◆ Problem to work on ◆
Pictures stay out of this copy; please retype only the lines from the start of the records through the line with "return x / W".

Figure scripts:

———

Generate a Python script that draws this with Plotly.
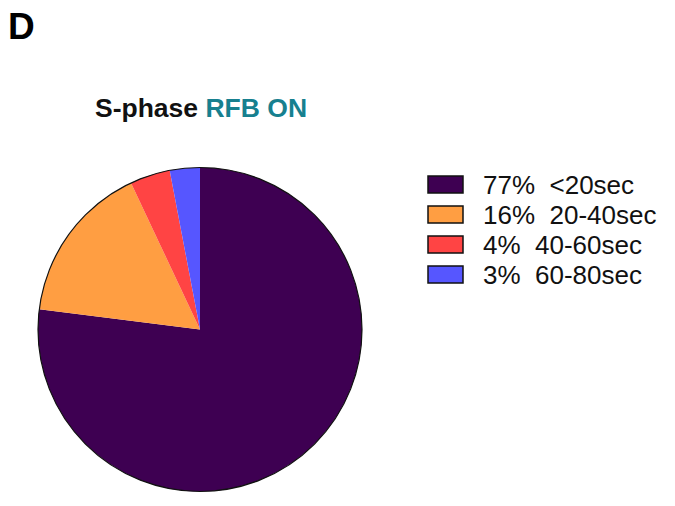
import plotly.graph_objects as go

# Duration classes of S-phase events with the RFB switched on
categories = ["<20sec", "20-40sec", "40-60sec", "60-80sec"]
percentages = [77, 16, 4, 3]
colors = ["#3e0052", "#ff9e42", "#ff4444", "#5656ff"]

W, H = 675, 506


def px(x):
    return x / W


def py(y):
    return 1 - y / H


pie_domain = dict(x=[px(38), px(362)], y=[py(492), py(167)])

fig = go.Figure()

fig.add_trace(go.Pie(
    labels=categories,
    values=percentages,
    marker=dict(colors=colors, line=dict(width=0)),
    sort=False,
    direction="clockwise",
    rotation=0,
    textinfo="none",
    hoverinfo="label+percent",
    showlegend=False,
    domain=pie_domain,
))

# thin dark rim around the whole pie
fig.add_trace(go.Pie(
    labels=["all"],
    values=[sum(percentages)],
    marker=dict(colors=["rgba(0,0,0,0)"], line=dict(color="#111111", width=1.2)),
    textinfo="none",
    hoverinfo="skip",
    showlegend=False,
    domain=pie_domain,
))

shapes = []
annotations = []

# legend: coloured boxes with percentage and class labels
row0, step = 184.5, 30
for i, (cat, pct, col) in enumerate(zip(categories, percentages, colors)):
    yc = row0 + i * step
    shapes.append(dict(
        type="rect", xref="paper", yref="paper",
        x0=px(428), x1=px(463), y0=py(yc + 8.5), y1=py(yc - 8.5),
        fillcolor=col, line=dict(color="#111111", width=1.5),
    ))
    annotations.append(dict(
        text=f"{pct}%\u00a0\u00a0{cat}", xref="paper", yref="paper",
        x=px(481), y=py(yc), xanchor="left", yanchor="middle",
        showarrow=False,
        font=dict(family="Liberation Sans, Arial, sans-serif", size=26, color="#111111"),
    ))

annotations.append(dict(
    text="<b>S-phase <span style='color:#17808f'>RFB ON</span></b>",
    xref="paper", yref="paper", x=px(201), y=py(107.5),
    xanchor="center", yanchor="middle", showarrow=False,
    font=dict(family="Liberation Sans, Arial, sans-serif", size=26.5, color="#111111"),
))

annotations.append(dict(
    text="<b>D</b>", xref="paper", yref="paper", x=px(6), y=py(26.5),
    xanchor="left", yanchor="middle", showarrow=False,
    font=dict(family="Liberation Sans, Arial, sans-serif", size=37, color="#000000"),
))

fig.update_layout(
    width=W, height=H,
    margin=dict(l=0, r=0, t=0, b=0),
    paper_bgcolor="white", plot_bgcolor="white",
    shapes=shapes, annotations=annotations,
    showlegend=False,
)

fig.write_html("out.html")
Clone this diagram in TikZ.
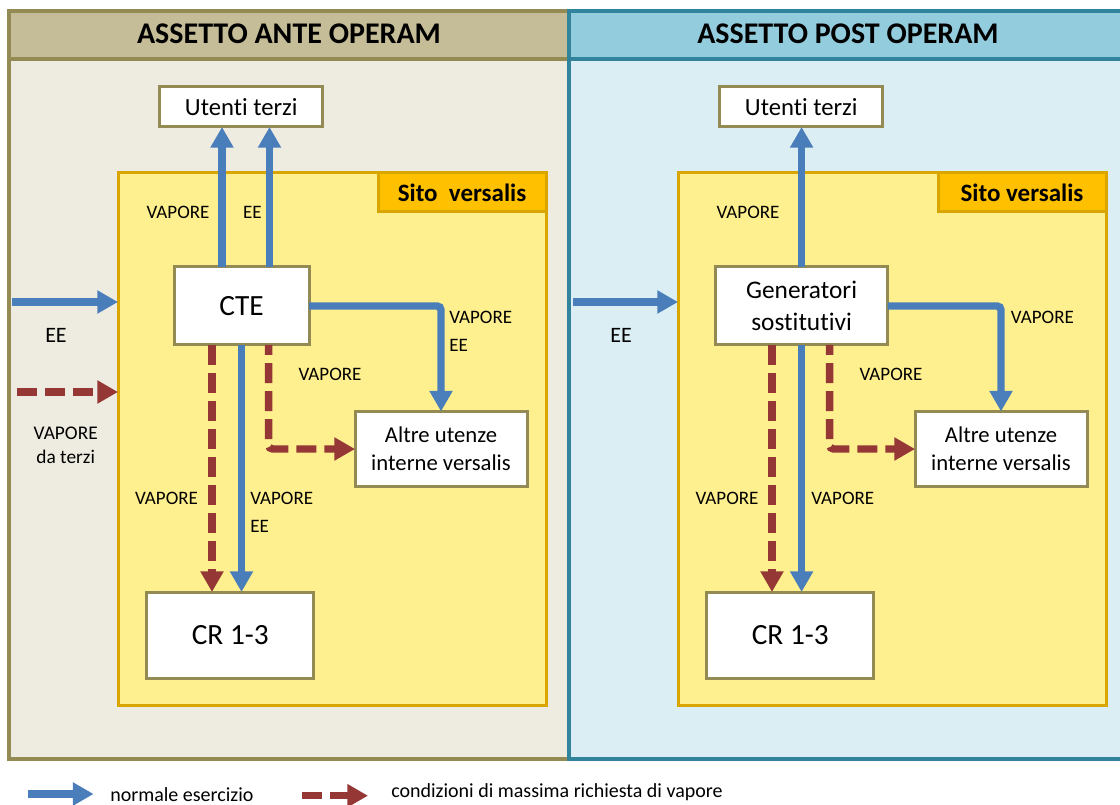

———

◆ Complete output ◆
Generate a Python script that draws this with Plotly.
import plotly.graph_objects as go

# Duration classes of S-phase events with the RFB switched on
categories = ["<20sec", "20-40sec", "40-60sec", "60-80sec"]
percentages = [77, 16, 4, 3]
colors = ["#3e0052", "#ff9e42", "#ff4444", "#5656ff"]

W, H = 675, 506


def px(x):
    return x / W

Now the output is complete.